** start DATA PROVIDED **
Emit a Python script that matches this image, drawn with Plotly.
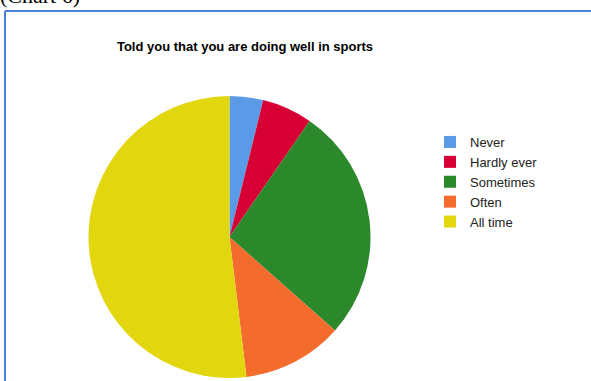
import plotly.graph_objects as go

# Survey item: how often someone told the respondent they were doing well in sports
categories = ["Never", "Hardly ever", "Sometimes", "Often", "All time"]
counts = [2, 3, 14, 6, 27]
slice_colors = ["#5a9ae6", "#d70034", "#2b892c", "#f36b2d", "#e2d70f"]

chart_title = "Told you that you are doing well in sports"
caption = "(Chart 6)"

W, H = 591, 381

fig = go.Figure(
    go.Pie(
        labels=categories,
        values=counts,
        sort=False,
        direction="clockwise",
        rotation=0,
        textinfo="none",
        hoverinfo="label+value+percent",
        marker=dict(colors=slice_colors, line=dict(width=0)),
        domain=dict(x=[(229.5 - 141) / W, (229.5 + 141) / W],
                    y=[(H - 237 - 141) / H, (H - 237 + 141) / H]),
    )
)

border = "#4a7fd6"
fig.update_layout(
    width=W,
    height=H,
    margin=dict(l=0, r=0, t=0, b=0),
    paper_bgcolor="white",
    plot_bgcolor="white",
    title=dict(
        text=chart_title,
        x=245 / W,
        xanchor="center",
        y=1 - 46 / H,
        yanchor="middle",
        font=dict(family="Liberation Sans, Arial, sans-serif", size=13, color="#000000",
                  weight="bold"),
    ),
    legend=dict(
        x=430 / W,
        xanchor="left",
        y=1 - 127 / H,
        yanchor="top",
        font=dict(family="Liberation Sans, Arial, sans-serif", size=13, color="#222222"),
        bgcolor="rgba(0,0,0,0)",
        itemwidth=30,
    ),
    shapes=[
        dict(type="line", xref="paper", yref="paper",
             x0=5 / W, x1=1.0, y0=1 - 11 / H, y1=1 - 11 / H,
             line=dict(color=border, width=2)),
        dict(type="line", xref="paper", yref="paper",
             x0=5 / W, x1=5 / W, y0=1 - 11 / H, y1=0,
             line=dict(color=border, width=2)),
    ],
    annotations=[
        # page caption above the framed chart, running off the top edge
        dict(text=caption, xref="paper", yref="paper", x=-2 / W, xanchor="left",
             y=1 - 10 / H, yanchor="bottom", showarrow=False,
             font=dict(family="Liberation Serif, Times New Roman, serif", size=22,
                       color="#000000")),
    ],
)

fig.write_html("out.html")
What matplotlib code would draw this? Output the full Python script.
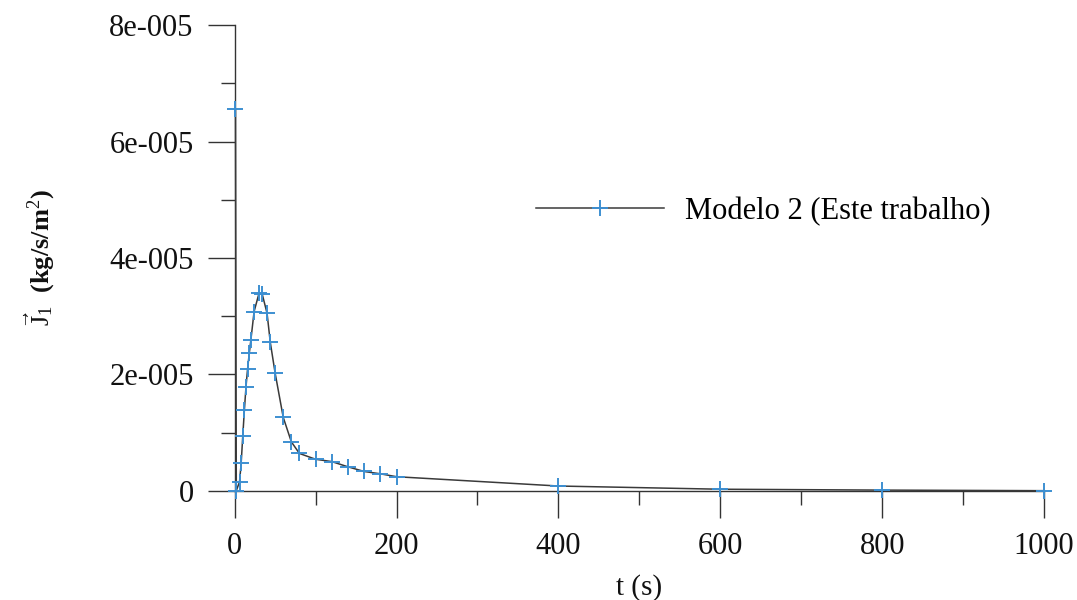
import matplotlib
matplotlib.use("Agg")
import matplotlib.pyplot as plt
from matplotlib.ticker import MultipleLocator, FuncFormatter

plt.rcParams['font.family'] = ['Liberation Serif', 'DejaVu Serif']
plt.rcParams['mathtext.fontset'] = 'custom'
plt.rcParams['mathtext.rm'] = 'Liberation Serif'
plt.rcParams['mathtext.it'] = 'Liberation Serif:italic'
plt.rcParams['mathtext.bf'] = 'Liberation Serif:bold'

# Data
t_s = [1, 2, 6, 8, 10, 12, 14, 16, 18, 20, 24, 30, 34, 40, 44, 50, 60, 70,
       80, 100, 120, 140, 160, 180, 200, 400, 600, 800, 1000]
flux = [65.6e-6, 0.0, 1.5e-6, 4.7e-6, 9.4e-6, 13.9e-6, 17.9e-6, 21.0e-6,
        23.6e-6, 25.9e-6, 30.8e-6, 33.9e-6, 33.8e-6, 30.5e-6, 25.5e-6,
        20.2e-6, 12.6e-6, 8.4e-6, 6.4e-6, 5.4e-6, 5.0e-6, 4.1e-6, 3.3e-6,
        2.9e-6, 2.4e-6, 0.8e-6, 0.25e-6, 0.1e-6, 0.0]
series_label = "Modelo 2 (Este trabalho)"
x_label = "t (s)"
y_label = r"$\vec{\mathrm{J}}_{\mathrm{1}}$  (kg/s/m$^{\mathrm{2}}$)"

fig = plt.figure(figsize=(10.77, 6.0), dpi=100)
ax = fig.add_axes([0.2179, 0.1822, 0.9694 - 0.2179, 0.9578 - 0.1822])

ax.plot(t_s, flux, color='#3a3a3a', lw=1.1, marker='+', markersize=11,
        markeredgecolor='#3d8fd1', markeredgewidth=1.4, label=series_label,
        clip_on=False, zorder=3)

ax.set_xlim(0, 1000)
ax.set_ylim(0, 8e-5)
ax.xaxis.set_major_locator(MultipleLocator(200))
ax.xaxis.set_minor_locator(MultipleLocator(100))
ax.yaxis.set_major_locator(MultipleLocator(2e-5))
ax.yaxis.set_minor_locator(MultipleLocator(1e-5))

def yfmt(v, pos):
    if abs(v) < 1e-12:
        return "0"
    return "%de-005" % round(v / 1e-5)

ax.yaxis.set_major_formatter(FuncFormatter(yfmt))

for s in ['top', 'right']:
    ax.spines[s].set_visible(False)
for s in ['left', 'bottom']:
    ax.spines[s].set_color('#333333')
    ax.spines[s].set_linewidth(1.0)

ax.tick_params(which='major', direction='out', length=19.5, width=1.0,
               color='#333333', labelsize=22, labelcolor='#111111')
ax.tick_params(which='minor', direction='out', length=10, width=1.0,
               color='#333333')
ax.tick_params(axis='y', which='major', pad=10)
ax.tick_params(axis='x', which='major', pad=10)

ax.set_xlabel(x_label, fontsize=21, color='#111111', labelpad=10)
ax.set_ylabel(y_label, fontsize=19, color='#111111', labelpad=38,
              fontweight='bold')

leg = ax.legend(loc='center left', bbox_to_anchor=(0.338, 0.60),
                frameon=False, fontsize=22, handlelength=4.2,
                handletextpad=0.7, numpoints=1, markerscale=1.0)

fig.savefig("out.png", dpi=100, facecolor='white')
** end DATA PROVIDED **
TASK BRIEF: Transcribe the full listing above exactly as it stands, minus the pictures.

TASK ANSWER:
Emit a Python script that matches this image, drawn with Plotly.
import plotly.graph_objects as go

# Survey item: how often someone told the respondent they were doing well in sports
categories = ["Never", "Hardly ever", "Sometimes", "Often", "All time"]
counts = [2, 3, 14, 6, 27]
slice_colors = ["#5a9ae6", "#d70034", "#2b892c", "#f36b2d", "#e2d70f"]

chart_title = "Told you that you are doing well in sports"
caption = "(Chart 6)"

W, H = 591, 381

fig = go.Figure(
    go.Pie(
        labels=categories,
        values=counts,
        sort=False,
        direction="clockwise",
        rotation=0,
        textinfo="none",
        hoverinfo="label+value+percent",
        marker=dict(colors=slice_colors, line=dict(width=0)),
        domain=dict(x=[(229.5 - 141) / W, (229.5 + 141) / W],
                    y=[(H - 237 - 141) / H, (H - 237 + 141) / H]),
    )
)

border = "#4a7fd6"
fig.update_layout(
    width=W,
    height=H,
    margin=dict(l=0, r=0, t=0, b=0),
    paper_bgcolor="white",
    plot_bgcolor="white",
    title=dict(
        text=chart_title,
        x=245 / W,
        xanchor="center",
        y=1 - 46 / H,
        yanchor="middle",
        font=dict(family="Liberation Sans, Arial, sans-serif", size=13, color="#000000",
                  weight="bold"),
    ),
    legend=dict(
        x=430 / W,
        xanchor="left",
        y=1 - 127 / H,
        yanchor="top",
        font=dict(family="Liberation Sans, Arial, sans-serif", size=13, color="#222222"),
        bgcolor="rgba(0,0,0,0)",
        itemwidth=30,
    ),
    shapes=[
        dict(type="line", xref="paper", yref="paper",
             x0=5 / W, x1=1.0, y0=1 - 11 / H, y1=1 - 11 / H,
             line=dict(color=border, width=2)),
        dict(type="line", xref="paper", yref="paper",
             x0=5 / W, x1=5 / W, y0=1 - 11 / H, y1=0,
             line=dict(color=border, width=2)),
    ],
    annotations=[
        # page caption above the framed chart, running off the top edge
        dict(text=caption, xref="paper", yref="paper", x=-2 / W, xanchor="left",
             y=1 - 10 / H, yanchor="bottom", showarrow=False,
             font=dict(family="Liberation Serif, Times New Roman, serif", size=22,
                       color="#000000")),
    ],
)

fig.write_html("out.html")
What matplotlib code would draw this? Output the full Python script.
import matplotlib
matplotlib.use("Agg")
import matplotlib.pyplot as plt
from matplotlib.ticker import MultipleLocator, FuncFormatter

plt.rcParams['font.family'] = ['Liberation Serif', 'DejaVu Serif']
plt.rcParams['mathtext.fontset'] = 'custom'
plt.rcParams['mathtext.rm'] = 'Liberation Serif'
plt.rcParams['mathtext.it'] = 'Liberation Serif:italic'
plt.rcParams['mathtext.bf'] = 'Liberation Serif:bold'

# Data
t_s = [1, 2, 6, 8, 10, 12, 14, 16, 18, 20, 24, 30, 34, 40, 44, 50, 60, 70,
       80, 100, 120, 140, 160, 180, 200, 400, 600, 800, 1000]
flux = [65.6e-6, 0.0, 1.5e-6, 4.7e-6, 9.4e-6, 13.9e-6, 17.9e-6, 21.0e-6,
        23.6e-6, 25.9e-6, 30.8e-6, 33.9e-6, 33.8e-6, 30.5e-6, 25.5e-6,
        20.2e-6, 12.6e-6, 8.4e-6, 6.4e-6, 5.4e-6, 5.0e-6, 4.1e-6, 3.3e-6,
        2.9e-6, 2.4e-6, 0.8e-6, 0.25e-6, 0.1e-6, 0.0]
series_label = "Modelo 2 (Este trabalho)"
x_label = "t (s)"
y_label = r"$\vec{\mathrm{J}}_{\mathrm{1}}$  (kg/s/m$^{\mathrm{2}}$)"

fig = plt.figure(figsize=(10.77, 6.0), dpi=100)
ax = fig.add_axes([0.2179, 0.1822, 0.9694 - 0.2179, 0.9578 - 0.1822])

ax.plot(t_s, flux, color='#3a3a3a', lw=1.1, marker='+', markersize=11,
        markeredgecolor='#3d8fd1', markeredgewidth=1.4, label=series_label,
        clip_on=False, zorder=3)

ax.set_xlim(0, 1000)
ax.set_ylim(0, 8e-5)
ax.xaxis.set_major_locator(MultipleLocator(200))
ax.xaxis.set_minor_locator(MultipleLocator(100))
ax.yaxis.set_major_locator(MultipleLocator(2e-5))
ax.yaxis.set_minor_locator(MultipleLocator(1e-5))

def yfmt(v, pos):
    if abs(v) < 1e-12:
        return "0"
    return "%de-005" % round(v / 1e-5)

ax.yaxis.set_major_formatter(FuncFormatter(yfmt))

for s in ['top', 'right']:
    ax.spines[s].set_visible(False)
for s in ['left', 'bottom']:
    ax.spines[s].set_color('#333333')
    ax.spines[s].set_linewidth(1.0)

ax.tick_params(which='major', direction='out', length=19.5, width=1.0,
               color='#333333', labelsize=22, labelcolor='#111111')
ax.tick_params(which='minor', direction='out', length=10, width=1.0,
               color='#333333')
ax.tick_params(axis='y', which='major', pad=10)
ax.tick_params(axis='x', which='major', pad=10)

ax.set_xlabel(x_label, fontsize=21, color='#111111', labelpad=10)
ax.set_ylabel(y_label, fontsize=19, color='#111111', labelpad=38,
              fontweight='bold')

leg = ax.legend(loc='center left', bbox_to_anchor=(0.338, 0.60),
                frameon=False, fontsize=22, handlelength=4.2,
                handletextpad=0.7, numpoints=1, markerscale=1.0)

fig.savefig("out.png", dpi=100, facecolor='white')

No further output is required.